Bente Nielsen ist als „Anni“ seit zehn Jahren bei der damals neuen „Gelebten Geschichte 1904“ eine Fischerfrau in der Elbmarsch. Sie spielt ihre Rolle gemeinsam mit Gesche Lemckau, die im Rahmen eines Freiwilligen Sozialen Jahrs Denkmalpflege im Museum ihre Nichte „Gesche“ darstellt.
Sie zeigen den Alltag 100 Jahre später, in der die Aufgaben und Rollen von Frauen gleichgeblieben sind – nur der technische Fortschritt zeigt sich, zum Beispiel anhand von elektrischem Licht, Nähen an der Nähmaschine und Kochen am Herd mit Rauchabzug. Am Kiekeberg kommen alle Darsteller mit den Besuchern ins Gespräch und beantworten ihre Fragen.
Bei dem „Gelebte Geschichte“-Wochenende am 16. und 17. März geht es um den Frühjahrsputz in Haus und Hof: typische Reinigungsmittel wie Salz oder Buchenasche, Staub mit Reisigbesen und Gänsefedern entfernen, Wände kalken, „das Silber“ putzen, die Kochstelle reparieren und vieles mehr.
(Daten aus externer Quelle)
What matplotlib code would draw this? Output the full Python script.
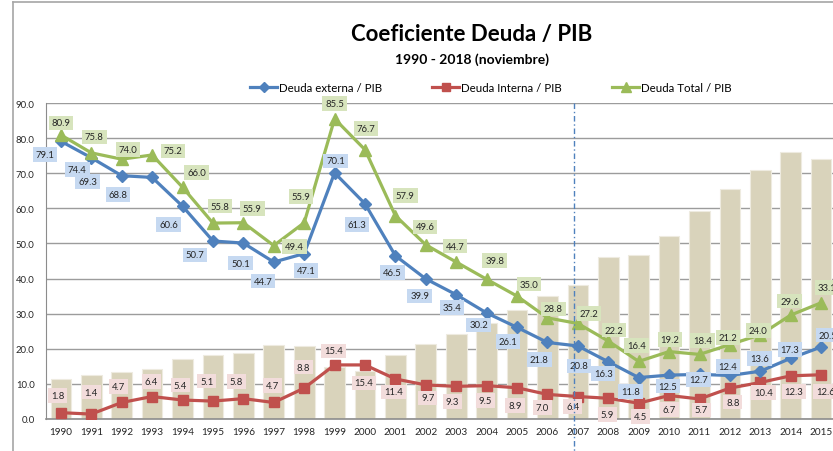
import matplotlib.pyplot as plt
from matplotlib.lines import Line2D
import numpy as np

plt.rcParams['font.family'] = ['Lato', 'DejaVu Sans']

###########################################################
### -------------------- DATA ------------------------------
###########################################################

years = [str(y) for y in range(1990, 2016)]

# PIB bars (background, same scale)
pib = [11.4, 12.6, 13.4, 14.2, 17.0, 18.2, 18.8, 21.0, 20.8, 14.7,
       13.7, 18.3, 21.3, 24.1, 27.3, 31.0, 34.9, 38.1, 46.1, 46.7,
       52.0, 59.2, 65.6, 71.0, 76.0, 74.1]

deuda_externa = [79.1, 74.4, 69.3, 68.8, 60.6, 50.7, 50.1, 44.7, 47.1, 70.1,
                 61.3, 46.5, 39.9, 35.4, 30.2, 26.1, 21.8, 20.8, 16.3, 11.8,
                 12.5, 12.7, 12.4, 13.6, 17.3, 20.5]

deuda_interna = [1.8, 1.4, 4.7, 6.4, 5.4, 5.1, 5.8, 4.7, 8.8, 15.4,
                 15.4, 11.4, 9.7, 9.3, 9.5, 8.9, 7.0, 6.4, 5.9, 4.5,
                 6.7, 5.7, 8.8, 10.4, 12.3, 12.6]

deuda_total = [80.9, 75.8, 74.0, 75.2, 66.0, 55.8, 55.9, 49.4, 55.9, 85.5,
               76.7, 57.9, 49.6, 44.7, 39.8, 35.0, 28.8, 27.2, 22.2, 16.4,
               19.2, 18.4, 21.2, 24.0, 29.6, 33.1]

###########################################################
### -------------------- LABEL PLACEMENT (pixels) ----------
###########################################################

off_ext = [(-16, 13), (-14, 12), (-34, 6), (-34, 17), (-14, 18), (-18, 14), (-3, 20), (-11, 19),
           (2, 17), (1, -12), (-8, 21), (-3, 17), (-6, 17), (-4, 13), (-8, 12), (-9, 14),
           (-8, 17), (1, 20), (-5, 12), (-8, 14), (-1, 11), (-1, 5), (-2, -9), (-1, -13),
           (-1, -9), (7, -12)]
off_int = [(-3, -17), (0, -22), (-3, -16), (-1, -15), (-2, -15), (-6, -20), (-7, -17), (-1, -17),
           (-1, -21), (-1, -14), (-1, 18), (-2, 13), (2, 13), (-4, 15), (-1, 15), (-2, 18),
           (-5, 13), (-5, 10), (-1, 16), (2, 13), (0, 14), (2, 11), (3, 14), (3, 10),
           (3, 16), (4, 17)]
off_tot = [(0, -12), (3, -16), (6, -10), (21, -4), (14, -15), (7, -17), (9, -14), (21, 1),
           (-3, -26), (0, -15), (1, -21), (10, -20), (-1, -18), (-1, -16), (8, -19), (12, -12),
           (6, -9), (11, -10), (6, -11), (-2, -16), (1, -12), (3, -14), (-2, -7), (-2, -4),
           (-1, -14), (6, -15)]

c_ext = '#4F81BD'
c_int = '#C0504D'
c_tot = '#9BBB59'
c_bar = '#D9D3BB'

W, H = 833, 452
fig = plt.figure(figsize=(W / 100, H / 100), dpi=100)
ax = fig.add_axes([45.7 / W, 1 - 420 / H, 1 - 45.7 / W, (420 - 104) / H])

x = np.arange(len(years))

ax.bar(x, pib, width=0.68, color=c_bar, edgecolor='#EEEBE0', linewidth=0.8, zorder=1)

ax.plot(x, deuda_interna, color=c_int, lw=2.3, marker='s', ms=6.5, zorder=3)
ax.plot(x, deuda_externa, color=c_ext, lw=2.3, marker='D', ms=6, zorder=3)
ax.plot(x, deuda_total, color=c_tot, lw=2.3, marker='^', ms=8, zorder=3)


def put_labels(vals, offs, face):
    for i in range(len(vals)):
        dx, dy = offs[i]
        ax.annotate('%.1f' % vals[i], (x[i], vals[i]), xytext=(dx * 0.72, -dy * 0.72),
                    textcoords='offset points', ha='center', va='center', fontsize=6.8,
                    color='#262626', zorder=4, annotation_clip=False,
                    bbox=dict(boxstyle='square,pad=0.3', fc=face, ec='none'))


put_labels(deuda_externa, off_ext, '#C6D9F1')
put_labels(deuda_interna, off_int, '#F2DCDB')
put_labels(deuda_total, off_tot, '#D7E4BD')

# dashed marker line near 2007
ax.plot([16.87, 16.87], [90, -9.5], color='#4F81BD', lw=1.0, ls=(0, (4, 2, 1, 2)),
        zorder=5, clip_on=False)

ax.set_xlim(-0.5, 25.39)
ax.set_ylim(0, 90)
ax.set_yticks(np.arange(0, 91, 10))
ax.set_yticklabels(['%.1f' % v for v in np.arange(0, 91, 10)], fontsize=6.8, color='#262626')
ax.set_xticks(x)
ax.set_xticklabels(years, fontsize=7.2, color='#262626')
ax.tick_params(length=0, pad=8)
ax.tick_params(axis='x', pad=6)
ax.yaxis.grid(True, color='#9C9C9C', lw=1.0, zorder=0)
ax.set_axisbelow(True)
for s in ['top', 'right']:
    ax.spines[s].set_visible(False)
ax.spines['left'].set_color('#8C8C8C')
ax.spines['bottom'].set_color('#8C8C8C')
ax.spines['bottom'].set_linewidth(1.2)

# titles
fig.text(472 / W, 1 - 35 / H, 'Coeficiente Deuda / PIB', ha='center', va='center',
         fontsize=16, fontweight='bold', color='black')
fig.text(472 / W, 1 - 60 / H, '1990 - 2018 (noviembre)', ha='center', va='center',
         fontsize=10, fontweight='bold', color='black')

# legend drawn by hand
leg = [(250, 'Deuda externa / PIB', c_ext, 'D', 5),
       (432, 'Deuda Interna / PIB', c_int, 's', 5.5),
       (612, 'Deuda Total / PIB', c_tot, '^', 6.5)]
ly = 1 - 88 / H
for x0, txt, col, mk, ms in leg:
    fig.add_artist(Line2D([x0 / W, (x0 + 27) / W], [ly, ly], color=col, lw=2.3,
                          transform=fig.transFigure))
    fig.add_artist(Line2D([(x0 + 13.5) / W], [ly], color=col, marker=mk, ms=ms,
                          transform=fig.transFigure))
    fig.text((x0 + 29) / W, ly, txt, ha='left', va='center', fontsize=8.3, color='black')

# chart frame
fig.add_artist(Line2D([13 / W, 1], [1 - 3 / H, 1 - 3 / H], color='#A6A6A6', lw=1.2,
                      transform=fig.transFigure))
fig.add_artist(Line2D([13 / W, 13 / W], [0, 1 - 3 / H], color='#A6A6A6', lw=1.2,
                      transform=fig.transFigure))

plt.savefig('out.png', dpi=100)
Termine „Gelebte Geschichte 1804/1904/1945“, jeweils 10–17 Uhr
- Sbd/So, 16./17. März
- Sbd/So, 6./7. April
- Sbd/So, 11./12. Mai
- Sbd/So, 8./9. Juni
- Di – Fr, 16.–19. Juli, (nur GG 1804, während „Sommerspaß“)
- Sbd/So, 20./21. Juli
- Sbd/So, 17./18. August
- Sbd/So, 14./15. September
- Sbd/So, 26./27. Oktober, (So: Aktionstag „Gerstensaft und Roggenbrot“)
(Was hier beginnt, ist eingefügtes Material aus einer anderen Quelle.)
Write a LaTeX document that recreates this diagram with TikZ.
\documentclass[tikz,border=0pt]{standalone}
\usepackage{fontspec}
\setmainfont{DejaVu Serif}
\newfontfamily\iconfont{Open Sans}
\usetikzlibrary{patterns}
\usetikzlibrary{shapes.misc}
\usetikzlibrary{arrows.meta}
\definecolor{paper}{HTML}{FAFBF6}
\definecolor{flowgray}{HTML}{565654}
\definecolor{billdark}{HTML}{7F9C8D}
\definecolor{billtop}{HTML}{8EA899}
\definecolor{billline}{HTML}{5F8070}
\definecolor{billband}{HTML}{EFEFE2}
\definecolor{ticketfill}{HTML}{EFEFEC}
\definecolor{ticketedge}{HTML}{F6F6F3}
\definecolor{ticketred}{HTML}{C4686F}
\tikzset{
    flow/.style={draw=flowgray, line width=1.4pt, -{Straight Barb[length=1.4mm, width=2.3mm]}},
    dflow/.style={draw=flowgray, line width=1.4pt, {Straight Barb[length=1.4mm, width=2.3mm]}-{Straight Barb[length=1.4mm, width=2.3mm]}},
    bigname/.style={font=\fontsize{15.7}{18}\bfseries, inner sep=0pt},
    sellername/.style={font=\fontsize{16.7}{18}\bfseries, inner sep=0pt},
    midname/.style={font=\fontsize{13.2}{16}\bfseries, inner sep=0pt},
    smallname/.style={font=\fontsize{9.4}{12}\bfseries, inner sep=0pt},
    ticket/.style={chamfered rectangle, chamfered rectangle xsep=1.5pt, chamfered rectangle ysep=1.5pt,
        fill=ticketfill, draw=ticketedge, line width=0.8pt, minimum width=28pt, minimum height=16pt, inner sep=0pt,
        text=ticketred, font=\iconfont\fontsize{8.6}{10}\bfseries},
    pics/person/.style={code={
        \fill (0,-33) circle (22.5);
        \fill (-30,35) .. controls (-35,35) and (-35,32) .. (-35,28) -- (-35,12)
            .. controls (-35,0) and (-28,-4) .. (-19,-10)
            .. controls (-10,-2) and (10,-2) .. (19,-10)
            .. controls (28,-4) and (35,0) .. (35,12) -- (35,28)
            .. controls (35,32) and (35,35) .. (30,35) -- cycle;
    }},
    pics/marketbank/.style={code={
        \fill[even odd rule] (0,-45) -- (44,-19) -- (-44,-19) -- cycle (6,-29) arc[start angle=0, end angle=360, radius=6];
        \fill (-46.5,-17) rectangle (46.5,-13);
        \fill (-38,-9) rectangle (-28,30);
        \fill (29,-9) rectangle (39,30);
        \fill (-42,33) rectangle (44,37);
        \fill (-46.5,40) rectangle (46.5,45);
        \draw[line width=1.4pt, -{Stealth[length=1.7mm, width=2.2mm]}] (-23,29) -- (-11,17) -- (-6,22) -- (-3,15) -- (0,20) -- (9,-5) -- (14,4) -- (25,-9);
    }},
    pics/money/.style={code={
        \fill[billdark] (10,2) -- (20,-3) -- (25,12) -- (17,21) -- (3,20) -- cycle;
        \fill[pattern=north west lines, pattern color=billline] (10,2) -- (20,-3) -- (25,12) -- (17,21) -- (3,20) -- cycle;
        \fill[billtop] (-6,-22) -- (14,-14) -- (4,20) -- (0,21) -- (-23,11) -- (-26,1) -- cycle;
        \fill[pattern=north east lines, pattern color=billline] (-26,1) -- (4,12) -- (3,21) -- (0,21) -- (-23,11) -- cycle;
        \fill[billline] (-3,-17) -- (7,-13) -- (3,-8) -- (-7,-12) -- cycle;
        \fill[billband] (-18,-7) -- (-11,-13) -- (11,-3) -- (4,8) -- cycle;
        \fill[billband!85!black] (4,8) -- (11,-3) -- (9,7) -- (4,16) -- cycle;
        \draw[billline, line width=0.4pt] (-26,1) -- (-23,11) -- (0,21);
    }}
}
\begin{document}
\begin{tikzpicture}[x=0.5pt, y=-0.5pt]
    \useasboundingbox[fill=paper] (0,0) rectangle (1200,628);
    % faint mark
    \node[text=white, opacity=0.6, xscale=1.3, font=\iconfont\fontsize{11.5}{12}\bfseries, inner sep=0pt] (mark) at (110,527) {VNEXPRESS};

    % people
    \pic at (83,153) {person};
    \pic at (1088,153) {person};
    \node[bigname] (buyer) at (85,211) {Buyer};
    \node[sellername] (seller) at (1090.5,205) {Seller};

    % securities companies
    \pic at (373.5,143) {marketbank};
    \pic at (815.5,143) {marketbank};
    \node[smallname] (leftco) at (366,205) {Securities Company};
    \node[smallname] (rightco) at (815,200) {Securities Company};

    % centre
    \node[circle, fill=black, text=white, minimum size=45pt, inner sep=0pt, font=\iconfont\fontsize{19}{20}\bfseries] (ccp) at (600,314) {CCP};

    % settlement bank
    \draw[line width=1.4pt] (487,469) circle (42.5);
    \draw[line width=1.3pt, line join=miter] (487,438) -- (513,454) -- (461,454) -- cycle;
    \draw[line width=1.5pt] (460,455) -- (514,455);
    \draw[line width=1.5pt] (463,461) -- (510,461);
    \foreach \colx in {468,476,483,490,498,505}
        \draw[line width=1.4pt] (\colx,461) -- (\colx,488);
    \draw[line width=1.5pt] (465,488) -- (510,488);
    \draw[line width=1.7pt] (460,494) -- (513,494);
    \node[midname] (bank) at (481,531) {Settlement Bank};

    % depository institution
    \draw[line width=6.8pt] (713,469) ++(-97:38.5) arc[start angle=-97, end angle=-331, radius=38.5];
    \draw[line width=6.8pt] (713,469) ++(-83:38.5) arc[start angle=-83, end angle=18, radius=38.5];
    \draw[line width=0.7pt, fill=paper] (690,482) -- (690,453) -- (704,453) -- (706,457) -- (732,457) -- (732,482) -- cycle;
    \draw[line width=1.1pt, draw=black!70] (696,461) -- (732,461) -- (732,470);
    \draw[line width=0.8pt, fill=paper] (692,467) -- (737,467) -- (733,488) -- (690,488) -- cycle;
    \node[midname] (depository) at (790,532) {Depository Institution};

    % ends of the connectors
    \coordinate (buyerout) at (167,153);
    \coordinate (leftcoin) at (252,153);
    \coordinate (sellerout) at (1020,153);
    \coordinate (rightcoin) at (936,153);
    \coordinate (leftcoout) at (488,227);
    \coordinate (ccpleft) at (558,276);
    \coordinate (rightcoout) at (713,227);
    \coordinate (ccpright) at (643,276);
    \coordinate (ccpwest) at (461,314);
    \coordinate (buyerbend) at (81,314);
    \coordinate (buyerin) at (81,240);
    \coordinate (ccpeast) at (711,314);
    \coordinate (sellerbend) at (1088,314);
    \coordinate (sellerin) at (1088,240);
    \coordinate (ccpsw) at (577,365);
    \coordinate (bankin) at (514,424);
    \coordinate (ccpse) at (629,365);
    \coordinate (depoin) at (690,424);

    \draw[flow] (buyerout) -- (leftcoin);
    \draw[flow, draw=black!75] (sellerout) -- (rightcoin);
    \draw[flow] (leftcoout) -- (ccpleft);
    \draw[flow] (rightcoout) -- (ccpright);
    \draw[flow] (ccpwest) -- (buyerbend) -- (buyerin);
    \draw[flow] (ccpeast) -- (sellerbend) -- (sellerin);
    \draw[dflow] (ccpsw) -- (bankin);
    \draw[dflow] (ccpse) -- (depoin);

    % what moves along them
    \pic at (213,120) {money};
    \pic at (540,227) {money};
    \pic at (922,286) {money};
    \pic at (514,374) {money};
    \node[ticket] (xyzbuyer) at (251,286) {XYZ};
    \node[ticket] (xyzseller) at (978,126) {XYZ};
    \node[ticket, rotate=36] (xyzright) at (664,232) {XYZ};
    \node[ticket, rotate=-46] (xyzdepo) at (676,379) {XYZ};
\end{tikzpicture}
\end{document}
- So, 10. November („Feuer und Licht“)
Termine „Gelebte Geschichte 1949–1969“, jeweils 11–18 Uhr
- So, 21. April („Sonntags im Museum – Königsberger Straße“)
- Sbd/So, 11./12. Mai („Sonntags im Museum – Königsberger Straße“)
- So, 26. Mai („Sonntags im Museum – Königsberger Straße“)
- So, 2. Juni (Aktionstag „Kreisseniorentag. Abenteuer Alter“)
- So, 16. Juni (Aktionstag „Oldtimertreffen“)
- So, 23. Juni („Sonntags im Museum – Königsberger Straße“)
- So, 29. September („Sonntags im Museum – Königsberger Straße“)
- So, 10. November, (Aktionstag „Feuer und Licht“)
- Fr – So, 29. November bis 1. Dezember (Weihnachtsmarkt des Kunsthandwerks)
- Fr – So, 13. bis 15. Dezember (Weihnachtsmarkt des Kunsthandwerks)
Chronik Gelebte Geschichte im Freilichtmuseum am Kiekeberg
- 2004: Einführung Gelebte Geschichte 1804
- 2014: Einführung Gelebte Geschichte 1904
- 2018: Einführung Gelebte Geschichte 1945
- 2023: Einführung Gelebte Geschichte 1949-69
Tagung
Am Montag und Dienstag, 13. und 14. Mai, führt das Freilichtmuseum zudem eine internationale wissenschaftliche Tagung zum Thema „living history“ mit Referenten aus Deutschland, Belgien, den Niederlanden und Nigeria durch. Sie steht allen Interessierten offen, die Anmeldung ist über die Webseite des Museums möglich.